>> START Supplied data

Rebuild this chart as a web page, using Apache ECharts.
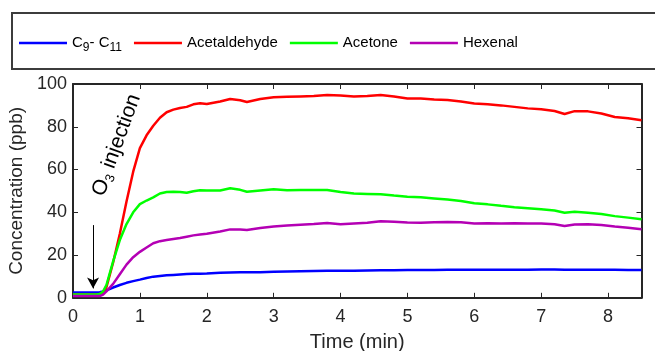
<!DOCTYPE html>
<html>
<head>
<meta charset="utf-8">
<script src="https://cdn.jsdelivr.net/npm/echarts@6/dist/echarts.min.js"></script>
<style>
html,body{margin:0;padding:0;background:#fff;}
#chart{width:655px;height:351px;}
</style>
</head>
<body>
<div id="chart"></div>
<script>
// ---- data ----
var seriesNames = ['C9-C11', 'Acetaldehyde', 'Acetone', 'Hexenal'];
var time = [0, 0.35, 0.4, 0.45, 0.5, 0.6, 0.7, 0.8, 0.9, 1.0, 1.1, 1.2, 1.3, 1.4, 1.5, 1.6, 1.7, 1.8, 1.9, 2.0,
  2.2, 2.35, 2.5, 2.6, 2.8, 3.0, 3.2, 3.4, 3.6, 3.8, 4.0, 4.2, 4.4, 4.6, 4.8,
  5.0, 5.2, 5.4, 5.6, 5.8, 6.0, 6.2, 6.4, 6.6, 6.8, 7.0, 7.2, 7.35, 7.5, 7.7, 7.9, 8.1, 8.3, 8.5];
var c9c11 = [2.5, 2.5, 2.6, 3, 3.5, 4.8, 6, 7, 7.8, 8.5, 9.3, 9.9, 10.2, 10.5, 10.7, 10.9, 11.1, 11.2, 11.3, 11.4,
  11.7, 11.8, 11.9, 11.9, 12.0, 12.2, 12.3, 12.4, 12.5, 12.6, 12.7, 12.7, 12.8, 12.9, 12.9,
  13, 13, 13, 13.1, 13.1, 13.1, 13.1, 13.1, 13.1, 13.1, 13.2, 13.2, 13.1, 13.1, 13.1, 13.1, 13.1, 13, 13];
var acetaldehyde = [1.5, 1.5, 1.8, 2.5, 5, 16.5, 30, 45, 59, 70, 76, 80.5, 84.2, 86.8, 88, 88.8, 89.3, 90.5, 91, 90.6,
  91.8, 93, 92.4, 91.6, 93, 93.8, 94, 94.2, 94.4, 94.8, 94.6, 94.2, 94.4, 94.8, 94.2,
  93.2, 93.2, 92.8, 92.5, 91.8, 90.9, 90.5, 90, 89.3, 88.6, 88.2, 87.4, 86, 87.3, 87.2, 86.2, 84.6, 84, 83];
var acetone = [1.5, 1.5, 1.8, 3, 6, 17, 27, 34.5, 40, 43.8, 45.5, 47, 48.8, 49.5, 49.6, 49.5, 49.1, 49.8, 50.3, 50.2,
  50.2, 51.2, 50.5, 49.6, 50.2, 50.8, 50.3, 50.4, 50.4, 50.4, 49.5, 48.8, 48.6, 48.4, 47.8,
  47.3, 47, 46.5, 46, 45.3, 44.2, 43.7, 43, 42.4, 41.9, 41.4, 40.8, 39.8, 40.2, 39.8, 39.2, 38.2, 37.5, 36.7];
var hexenal = [0.8, 0.8, 0.8, 1.5, 3, 6.5, 11, 15.5, 19, 21.5, 23.5, 25.5, 26.5, 27, 27.5, 28, 28.6, 29.2, 29.6, 30,
  31, 32, 31.9, 31.7, 32.6, 33.4, 33.8, 34.2, 34.5, 35, 34.4, 34.8, 35.1, 35.8, 35.6,
  35.2, 35.1, 35.3, 35.5, 35.3, 34.8, 34.9, 34.8, 34.9, 34.8, 34.8, 34.4, 33.6, 34.3, 34.4, 34, 33.3, 32.8, 32.1];
var yTicks = [0, 20, 40, 60, 80, 100];
var xTicks = [0, 1, 2, 3, 4, 5, 6, 7, 8];
var arrowFrom = [0.3, 34];
var arrowTo = [0.3, 4.4];
var annotationAt = [0.65, 71.4];

var colors = ['#0000ff', '#ff0000', '#00ff00', '#b400b4'];
var values = [c9c11, acetaldehyde, acetone, hexenal];

function pairs(arr) { return time.map(function (t, i) { return [t, arr[i]]; }); }

var FONT = 'Arial, "Liberation Sans", sans-serif';
var AX = '#262626';

var chart = echarts.init(document.getElementById('chart'), null, { renderer: 'canvas' });

var series = seriesNames.map(function (n, i) {
  var s = {
    name: n, type: 'line', data: pairs(values[i]), showSymbol: false, symbol: 'none',
    lineStyle: { color: colors[i], width: 2.5 }, itemStyle: { color: colors[i] },
    z: 3 + i, animation: false
  };
  if (i === 0) {
    s.markLine = {
      silent: true, animation: false,
      symbol: ['none', 'arrow'], symbolSize: [9, 11],
      label: { show: false },
      lineStyle: { color: '#000', width: 1, type: 'solid' },
      data: [[{ coord: arrowFrom }, { coord: arrowTo }]]
    };
  }
  return s;
});

var axisCommon = {
  axisLine: { show: true, onZero: false, lineStyle: { color: AX, width: 2 } },
  axisTick: { show: true, inside: true, length: 5, lineStyle: { color: AX, width: 1 } },
  splitLine: { show: false }
};

var legendBox = {
  type: 'rect', id: 'legendBox', z: -1, silent: true,
  shape: { x: 12, y: 13, width: 700, height: 56 },
  style: { fill: '#fff', stroke: '#3c3c3c', lineWidth: 2 }
};

chart.setOption({
  animation: false,
  backgroundColor: '#fff',
  textStyle: { fontFamily: FONT },
  grid: { left: 73, right: 13.5, top: 84, bottom: 53.2, containLabel: false, outerBoundsMode: 'none' },
  legend: {
    left: 19, top: 32, padding: 0, itemGap: 12, itemWidth: 48, itemHeight: 2.5,
    icon: 'rect',
    data: seriesNames,
    formatter: function (name) {
      if (name === 'C9-C11') return '{n|C}{s|9}{n|- C}{s|11}';
      return '{n|' + name + '}';
    },
    textStyle: {
      fontFamily: FONT, color: '#000',
      rich: {
        n: { fontSize: 15, lineHeight: 20, fontFamily: FONT, color: '#000', verticalAlign: 'middle' },
        s: { fontSize: 12, lineHeight: 12, padding: [10, 0, 0, 0], fontFamily: FONT, color: '#000', verticalAlign: 'middle' }
      }
    }
  },
  xAxis: [
    Object.assign({}, axisCommon, {
      type: 'value', min: 0, max: 8.5, interval: 1, position: 'bottom',
      name: 'Time (min)', nameLocation: 'middle', nameGap: 35,
      nameTextStyle: { fontSize: 20, color: AX, fontFamily: FONT },
      axisLabel: {
        fontSize: 18, color: AX, margin: 10, fontFamily: FONT,
        formatter: function (v) { return xTicks.indexOf(v) >= 0 ? String(v) : ''; }
      }
    }),
    Object.assign({}, axisCommon, {
      type: 'value', min: 0, max: 8.5, interval: 1, position: 'top',
      axisLabel: { show: false }
    })
  ],
  yAxis: [
    Object.assign({}, axisCommon, {
      type: 'value', min: 0, max: 100, interval: 20, position: 'left',
      name: 'Concentration (ppb)', nameLocation: 'middle', nameGap: 35,
      nameTextStyle: { fontSize: 19, color: AX, fontFamily: FONT },
      axisLabel: {
        fontSize: 18, color: AX, margin: 6, fontFamily: FONT,
        formatter: function (v) { return yTicks.indexOf(v) >= 0 ? String(v) : ''; }
      }
    }),
    Object.assign({}, axisCommon, {
      type: 'value', min: 0, max: 100, interval: 20, position: 'right',
      axisLabel: { show: false }
    })
  ],
  series: series,
  graphic: [legendBox]
});

var p = chart.convertToPixel({ gridIndex: 0 }, annotationAt);
chart.setOption({
  graphic: [
    legendBox,
    {
      type: 'text', id: 'annot', silent: true, z: 10,
      x: p[0], y: p[1], rotation: 70 * Math.PI / 180,
      style: {
        text: '{o|O}{s|3}{o| injection}',
        align: 'center', verticalAlign: 'middle',
        fill: '#000',
        rich: {
          o: { fontSize: 21, lineHeight: 26, fontFamily: FONT, fill: '#000', verticalAlign: 'middle' },
          s: { fontSize: 13, lineHeight: 13, padding: [12, 0, 0, 0], fontFamily: FONT, fill: '#000', verticalAlign: 'middle' }
        }
      }
    }
  ]
});
</script>
</body>
</html>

>> END Supplied data

* _Exercise aim_:
From the top of the listing above, repeat each line exactly until you reach the line containing "var values = [c9c11, acetaldehyde, acetone, hexenal];", and repeat that one too. Leave the pictures out.

* _Solution below_:
Rebuild this chart as a web page, using Apache ECharts.
<!DOCTYPE html>
<html>
<head>
<meta charset="utf-8">
<script src="https://cdn.jsdelivr.net/npm/echarts@6/dist/echarts.min.js"></script>
<style>
html,body{margin:0;padding:0;background:#fff;}
#chart{width:655px;height:351px;}
</style>
</head>
<body>
<div id="chart"></div>
<script>
// ---- data ----
var seriesNames = ['C9-C11', 'Acetaldehyde', 'Acetone', 'Hexenal'];
var time = [0, 0.35, 0.4, 0.45, 0.5, 0.6, 0.7, 0.8, 0.9, 1.0, 1.1, 1.2, 1.3, 1.4, 1.5, 1.6, 1.7, 1.8, 1.9, 2.0,
  2.2, 2.35, 2.5, 2.6, 2.8, 3.0, 3.2, 3.4, 3.6, 3.8, 4.0, 4.2, 4.4, 4.6, 4.8,
  5.0, 5.2, 5.4, 5.6, 5.8, 6.0, 6.2, 6.4, 6.6, 6.8, 7.0, 7.2, 7.35, 7.5, 7.7, 7.9, 8.1, 8.3, 8.5];
var c9c11 = [2.5, 2.5, 2.6, 3, 3.5, 4.8, 6, 7, 7.8, 8.5, 9.3, 9.9, 10.2, 10.5, 10.7, 10.9, 11.1, 11.2, 11.3, 11.4,
  11.7, 11.8, 11.9, 11.9, 12.0, 12.2, 12.3, 12.4, 12.5, 12.6, 12.7, 12.7, 12.8, 12.9, 12.9,
  13, 13, 13, 13.1, 13.1, 13.1, 13.1, 13.1, 13.1, 13.1, 13.2, 13.2, 13.1, 13.1, 13.1, 13.1, 13.1, 13, 13];
var acetaldehyde = [1.5, 1.5, 1.8, 2.5, 5, 16.5, 30, 45, 59, 70, 76, 80.5, 84.2, 86.8, 88, 88.8, 89.3, 90.5, 91, 90.6,
  91.8, 93, 92.4, 91.6, 93, 93.8, 94, 94.2, 94.4, 94.8, 94.6, 94.2, 94.4, 94.8, 94.2,
  93.2, 93.2, 92.8, 92.5, 91.8, 90.9, 90.5, 90, 89.3, 88.6, 88.2, 87.4, 86, 87.3, 87.2, 86.2, 84.6, 84, 83];
var acetone = [1.5, 1.5, 1.8, 3, 6, 17, 27, 34.5, 40, 43.8, 45.5, 47, 48.8, 49.5, 49.6, 49.5, 49.1, 49.8, 50.3, 50.2,
  50.2, 51.2, 50.5, 49.6, 50.2, 50.8, 50.3, 50.4, 50.4, 50.4, 49.5, 48.8, 48.6, 48.4, 47.8,
  47.3, 47, 46.5, 46, 45.3, 44.2, 43.7, 43, 42.4, 41.9, 41.4, 40.8, 39.8, 40.2, 39.8, 39.2, 38.2, 37.5, 36.7];
var hexenal = [0.8, 0.8, 0.8, 1.5, 3, 6.5, 11, 15.5, 19, 21.5, 23.5, 25.5, 26.5, 27, 27.5, 28, 28.6, 29.2, 29.6, 30,
  31, 32, 31.9, 31.7, 32.6, 33.4, 33.8, 34.2, 34.5, 35, 34.4, 34.8, 35.1, 35.8, 35.6,
  35.2, 35.1, 35.3, 35.5, 35.3, 34.8, 34.9, 34.8, 34.9, 34.8, 34.8, 34.4, 33.6, 34.3, 34.4, 34, 33.3, 32.8, 32.1];
var yTicks = [0, 20, 40, 60, 80, 100];
var xTicks = [0, 1, 2, 3, 4, 5, 6, 7, 8];
var arrowFrom = [0.3, 34];
var arrowTo = [0.3, 4.4];
var annotationAt = [0.65, 71.4];

var colors = ['#0000ff', '#ff0000', '#00ff00', '#b400b4'];
var values = [c9c11, acetaldehyde, acetone, hexenal];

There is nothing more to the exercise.